## PROBLEM STATEMENT
Return only the lines running from the line with "The picture is" down to the line with "2.187, 2.378, 2.557];", both included, exactly as they appear.

>> Start DATA BLOCK

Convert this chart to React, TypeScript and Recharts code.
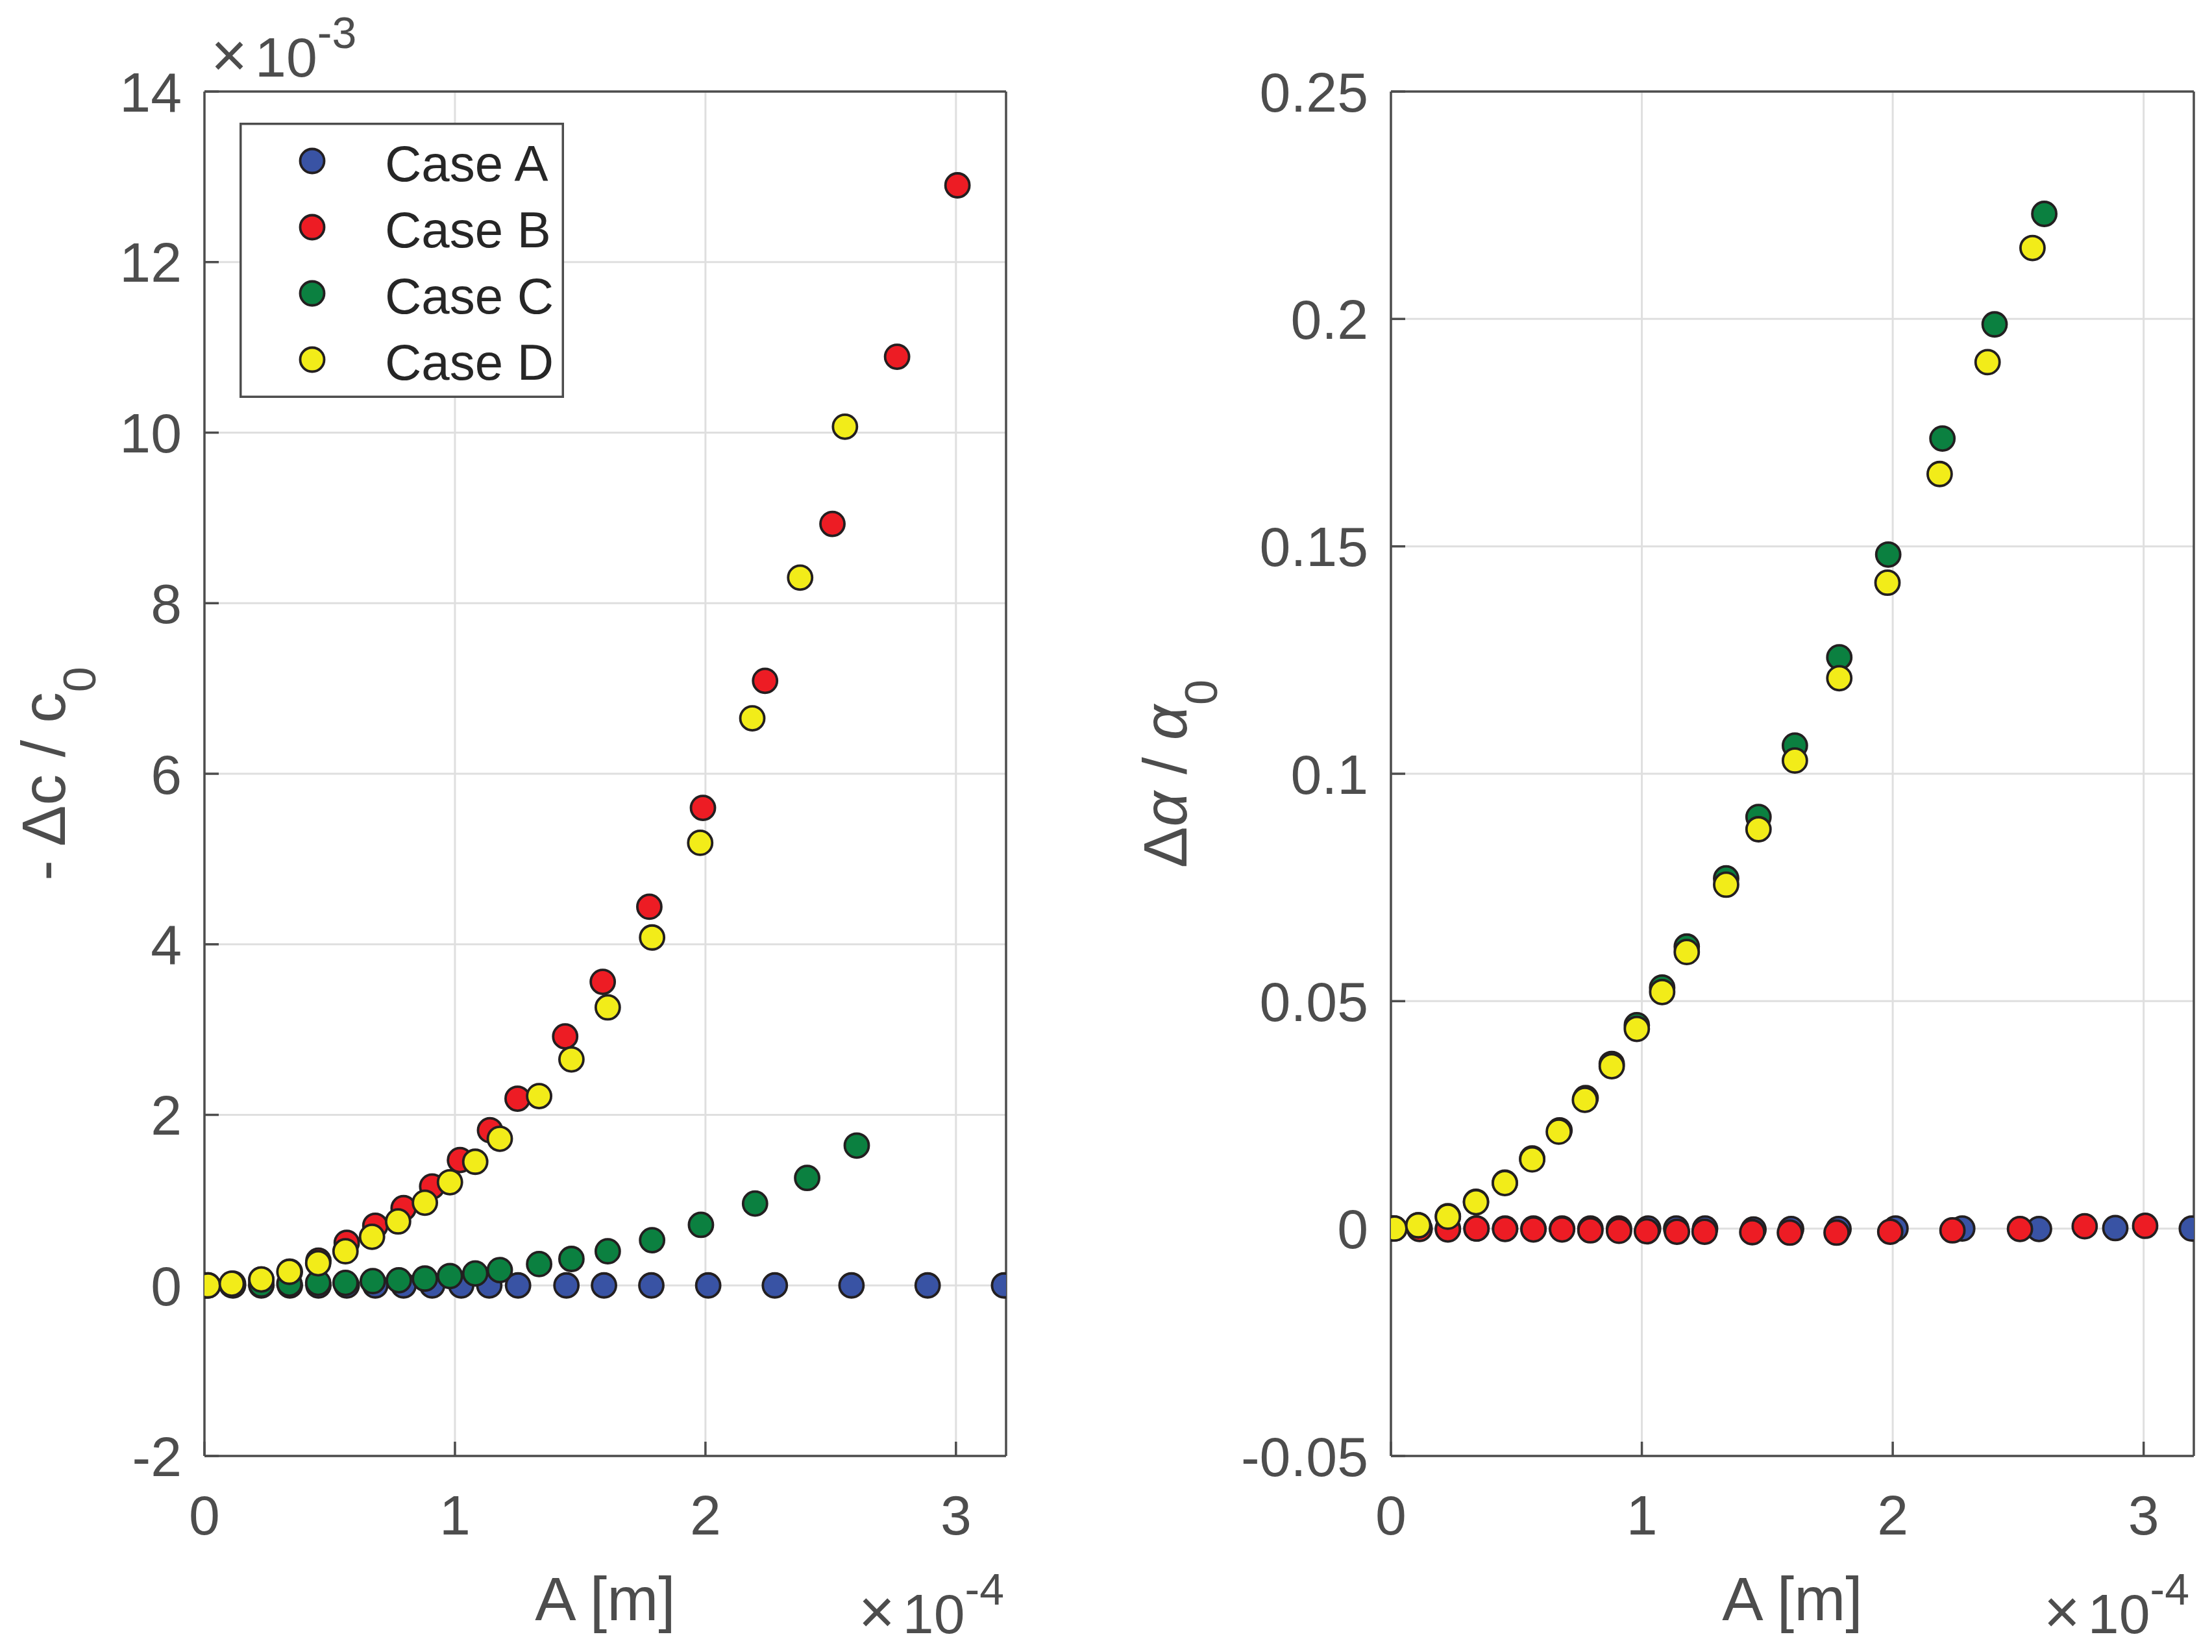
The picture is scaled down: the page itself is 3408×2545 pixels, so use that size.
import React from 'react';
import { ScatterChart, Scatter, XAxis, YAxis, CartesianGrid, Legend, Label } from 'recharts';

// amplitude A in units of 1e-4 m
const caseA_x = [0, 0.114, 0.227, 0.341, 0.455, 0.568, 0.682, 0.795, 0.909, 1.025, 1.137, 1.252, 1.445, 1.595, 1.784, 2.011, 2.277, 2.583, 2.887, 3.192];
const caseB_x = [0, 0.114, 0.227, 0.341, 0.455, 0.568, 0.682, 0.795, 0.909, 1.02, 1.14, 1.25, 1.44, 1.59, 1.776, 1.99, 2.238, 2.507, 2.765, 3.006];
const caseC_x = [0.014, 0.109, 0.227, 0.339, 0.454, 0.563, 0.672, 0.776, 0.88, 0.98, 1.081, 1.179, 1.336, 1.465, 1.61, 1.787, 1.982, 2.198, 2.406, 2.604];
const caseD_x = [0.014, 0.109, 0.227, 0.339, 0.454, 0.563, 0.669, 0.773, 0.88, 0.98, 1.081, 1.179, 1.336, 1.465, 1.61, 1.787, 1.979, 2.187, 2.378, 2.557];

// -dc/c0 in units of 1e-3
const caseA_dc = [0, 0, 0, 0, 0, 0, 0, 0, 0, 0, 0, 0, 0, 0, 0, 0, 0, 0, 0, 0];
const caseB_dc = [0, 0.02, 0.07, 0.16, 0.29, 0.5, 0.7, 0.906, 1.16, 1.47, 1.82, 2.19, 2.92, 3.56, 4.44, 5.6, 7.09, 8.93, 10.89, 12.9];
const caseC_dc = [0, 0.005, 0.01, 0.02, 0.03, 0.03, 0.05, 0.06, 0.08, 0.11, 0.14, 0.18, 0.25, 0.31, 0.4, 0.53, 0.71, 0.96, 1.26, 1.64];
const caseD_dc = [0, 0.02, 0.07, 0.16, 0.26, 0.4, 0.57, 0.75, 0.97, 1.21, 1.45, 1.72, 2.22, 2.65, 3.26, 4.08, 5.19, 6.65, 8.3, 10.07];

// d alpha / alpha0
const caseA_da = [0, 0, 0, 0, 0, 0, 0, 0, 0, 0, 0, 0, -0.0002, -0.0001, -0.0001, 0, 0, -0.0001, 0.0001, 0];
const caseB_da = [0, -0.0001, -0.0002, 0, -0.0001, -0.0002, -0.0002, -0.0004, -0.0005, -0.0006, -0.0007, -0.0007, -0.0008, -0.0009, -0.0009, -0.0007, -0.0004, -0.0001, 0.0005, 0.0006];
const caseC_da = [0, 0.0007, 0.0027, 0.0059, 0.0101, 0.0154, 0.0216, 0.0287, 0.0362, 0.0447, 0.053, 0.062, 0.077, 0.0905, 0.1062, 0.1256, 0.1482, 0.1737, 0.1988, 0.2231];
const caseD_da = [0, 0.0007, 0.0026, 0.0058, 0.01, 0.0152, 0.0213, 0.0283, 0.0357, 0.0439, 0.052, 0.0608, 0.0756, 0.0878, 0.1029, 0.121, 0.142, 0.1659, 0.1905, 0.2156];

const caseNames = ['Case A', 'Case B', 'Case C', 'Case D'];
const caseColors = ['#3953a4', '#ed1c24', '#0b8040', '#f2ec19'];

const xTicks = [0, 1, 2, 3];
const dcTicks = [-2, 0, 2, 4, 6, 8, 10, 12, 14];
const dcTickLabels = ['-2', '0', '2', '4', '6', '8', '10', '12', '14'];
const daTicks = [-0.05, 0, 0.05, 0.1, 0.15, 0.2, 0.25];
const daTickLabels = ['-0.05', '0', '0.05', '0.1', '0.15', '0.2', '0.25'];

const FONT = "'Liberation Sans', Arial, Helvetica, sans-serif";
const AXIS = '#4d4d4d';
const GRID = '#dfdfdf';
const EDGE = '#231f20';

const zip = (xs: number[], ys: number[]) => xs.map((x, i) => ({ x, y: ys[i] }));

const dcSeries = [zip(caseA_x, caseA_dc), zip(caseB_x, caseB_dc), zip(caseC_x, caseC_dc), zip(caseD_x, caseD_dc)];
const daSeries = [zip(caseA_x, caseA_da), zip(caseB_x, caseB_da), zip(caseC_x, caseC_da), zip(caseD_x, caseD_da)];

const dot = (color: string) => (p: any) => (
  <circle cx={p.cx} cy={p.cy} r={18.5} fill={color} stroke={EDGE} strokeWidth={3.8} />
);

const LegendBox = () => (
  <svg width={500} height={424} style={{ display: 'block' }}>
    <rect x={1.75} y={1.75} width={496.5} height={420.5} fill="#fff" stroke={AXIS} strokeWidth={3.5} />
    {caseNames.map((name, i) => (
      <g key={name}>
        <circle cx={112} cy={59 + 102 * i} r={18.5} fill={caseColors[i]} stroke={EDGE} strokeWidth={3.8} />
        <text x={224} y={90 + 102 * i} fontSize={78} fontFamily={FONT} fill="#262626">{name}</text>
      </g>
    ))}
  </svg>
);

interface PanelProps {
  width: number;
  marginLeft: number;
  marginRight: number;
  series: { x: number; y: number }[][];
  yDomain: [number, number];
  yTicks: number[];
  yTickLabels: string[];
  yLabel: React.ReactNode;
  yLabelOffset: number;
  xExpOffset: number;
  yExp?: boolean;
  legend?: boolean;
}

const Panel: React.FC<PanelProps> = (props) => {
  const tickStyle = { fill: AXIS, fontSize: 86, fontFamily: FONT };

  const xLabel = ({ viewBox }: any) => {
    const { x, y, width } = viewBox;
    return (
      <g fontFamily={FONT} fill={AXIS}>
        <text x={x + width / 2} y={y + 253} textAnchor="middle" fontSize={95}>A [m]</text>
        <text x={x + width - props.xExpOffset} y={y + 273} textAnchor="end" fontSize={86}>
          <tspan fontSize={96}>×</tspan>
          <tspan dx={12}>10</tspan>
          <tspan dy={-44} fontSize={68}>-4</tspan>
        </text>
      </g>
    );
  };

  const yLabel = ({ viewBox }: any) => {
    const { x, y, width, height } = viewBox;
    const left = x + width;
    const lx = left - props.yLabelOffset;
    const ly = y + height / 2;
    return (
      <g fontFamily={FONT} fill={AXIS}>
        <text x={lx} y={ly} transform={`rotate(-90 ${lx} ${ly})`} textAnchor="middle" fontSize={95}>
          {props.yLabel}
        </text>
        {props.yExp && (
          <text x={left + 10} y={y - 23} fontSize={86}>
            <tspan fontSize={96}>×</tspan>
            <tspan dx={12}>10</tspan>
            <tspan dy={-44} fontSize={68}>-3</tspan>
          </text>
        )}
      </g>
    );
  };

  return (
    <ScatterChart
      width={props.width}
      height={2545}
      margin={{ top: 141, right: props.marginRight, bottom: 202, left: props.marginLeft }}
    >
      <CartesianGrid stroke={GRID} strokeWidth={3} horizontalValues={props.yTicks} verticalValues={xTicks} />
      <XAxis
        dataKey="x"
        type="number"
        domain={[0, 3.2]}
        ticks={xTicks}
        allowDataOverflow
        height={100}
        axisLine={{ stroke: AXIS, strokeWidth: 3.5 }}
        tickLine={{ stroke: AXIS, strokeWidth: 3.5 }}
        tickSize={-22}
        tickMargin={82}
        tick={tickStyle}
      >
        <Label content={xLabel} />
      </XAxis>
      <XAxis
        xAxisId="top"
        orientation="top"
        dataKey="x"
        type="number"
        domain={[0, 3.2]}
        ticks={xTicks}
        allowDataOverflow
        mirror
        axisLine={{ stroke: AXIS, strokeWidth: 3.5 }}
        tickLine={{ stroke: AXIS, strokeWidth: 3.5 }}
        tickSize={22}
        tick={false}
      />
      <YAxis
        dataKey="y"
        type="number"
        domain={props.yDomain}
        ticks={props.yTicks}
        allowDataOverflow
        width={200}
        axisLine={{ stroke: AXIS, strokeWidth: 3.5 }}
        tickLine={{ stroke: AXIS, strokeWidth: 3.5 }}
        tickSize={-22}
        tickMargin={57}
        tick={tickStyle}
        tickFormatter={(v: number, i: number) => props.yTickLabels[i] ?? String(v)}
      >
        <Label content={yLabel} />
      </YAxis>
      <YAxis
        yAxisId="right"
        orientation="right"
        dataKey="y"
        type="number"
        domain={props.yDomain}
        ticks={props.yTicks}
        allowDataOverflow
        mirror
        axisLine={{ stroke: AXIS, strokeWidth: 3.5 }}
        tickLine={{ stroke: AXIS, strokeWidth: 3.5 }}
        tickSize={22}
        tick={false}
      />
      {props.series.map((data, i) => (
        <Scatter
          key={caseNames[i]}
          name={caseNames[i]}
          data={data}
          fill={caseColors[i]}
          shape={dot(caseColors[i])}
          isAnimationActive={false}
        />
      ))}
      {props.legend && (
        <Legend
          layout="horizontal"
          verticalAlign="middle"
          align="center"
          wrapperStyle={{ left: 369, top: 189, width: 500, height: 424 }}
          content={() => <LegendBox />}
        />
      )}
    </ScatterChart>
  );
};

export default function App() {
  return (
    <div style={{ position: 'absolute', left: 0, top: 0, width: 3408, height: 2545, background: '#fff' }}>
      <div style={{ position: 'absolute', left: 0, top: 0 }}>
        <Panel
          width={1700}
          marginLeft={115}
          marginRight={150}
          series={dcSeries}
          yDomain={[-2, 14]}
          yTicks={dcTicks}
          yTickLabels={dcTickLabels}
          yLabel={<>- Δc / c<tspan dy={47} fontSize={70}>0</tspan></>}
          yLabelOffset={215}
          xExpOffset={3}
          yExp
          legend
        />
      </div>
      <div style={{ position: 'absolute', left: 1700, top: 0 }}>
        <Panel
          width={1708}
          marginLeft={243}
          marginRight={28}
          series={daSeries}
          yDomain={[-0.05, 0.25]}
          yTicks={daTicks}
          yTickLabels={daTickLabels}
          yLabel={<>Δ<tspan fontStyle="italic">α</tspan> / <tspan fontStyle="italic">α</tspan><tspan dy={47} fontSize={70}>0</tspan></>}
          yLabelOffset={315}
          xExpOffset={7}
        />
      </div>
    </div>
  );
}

>> End DATA BLOCK

## REPLY
The picture is scaled down: the page itself is 3408×2545 pixels, so use that size.
import React from 'react';
import { ScatterChart, Scatter, XAxis, YAxis, CartesianGrid, Legend, Label } from 'recharts';

// amplitude A in units of 1e-4 m
const caseA_x = [0, 0.114, 0.227, 0.341, 0.455, 0.568, 0.682, 0.795, 0.909, 1.025, 1.137, 1.252, 1.445, 1.595, 1.784, 2.011, 2.277, 2.583, 2.887, 3.192];
const caseB_x = [0, 0.114, 0.227, 0.341, 0.455, 0.568, 0.682, 0.795, 0.909, 1.02, 1.14, 1.25, 1.44, 1.59, 1.776, 1.99, 2.238, 2.507, 2.765, 3.006];
const caseC_x = [0.014, 0.109, 0.227, 0.339, 0.454, 0.563, 0.672, 0.776, 0.88, 0.98, 1.081, 1.179, 1.336, 1.465, 1.61, 1.787, 1.982, 2.198, 2.406, 2.604];
const caseD_x = [0.014, 0.109, 0.227, 0.339, 0.454, 0.563, 0.669, 0.773, 0.88, 0.98, 1.081, 1.179, 1.336, 1.465, 1.61, 1.787, 1.979, 2.187, 2.378, 2.557];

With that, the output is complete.